Nhat Hahn’s take on Zen Buddhism offers guidance in reclaiming the mundane:

Washing dishes is at the same time a means and an end – that is, not only do we do the dishes in order to have clean dishes, we also do the dishes to live fully in each moment while washing them . . . we do not have to be swept along by circumstances. We are not just a leaf or a log in a rushing river. With awareness, each of our daily acts takes on a new meaning, and we discover that we are more than machines, that our activities are not just mindless repetitions.
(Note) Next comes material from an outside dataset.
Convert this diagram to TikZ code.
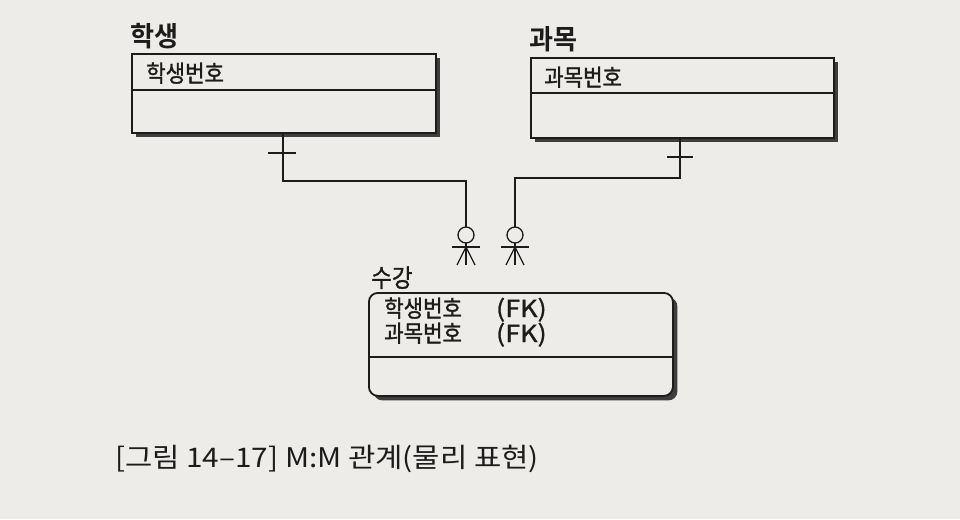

While it is not necessary that our machines rob us of this awareness, the impulse that leads to the creation and acquisition of cleaning machines stands out starkly against Nhat Hahn’s comments, and I think it is a stark contrast that is worth noting.

If our cleaning of the floor is already mechanical – if we are elsewhere and our body is performing tasks rather than doing them – then there is little difference between this and a machine doing the cleaning for us. However, if we treated such ‘small’ tasks as somehow of existential importance, as Nhat Hahn and Bachelard would suggest, then we would truly lose out by letting a machine take over.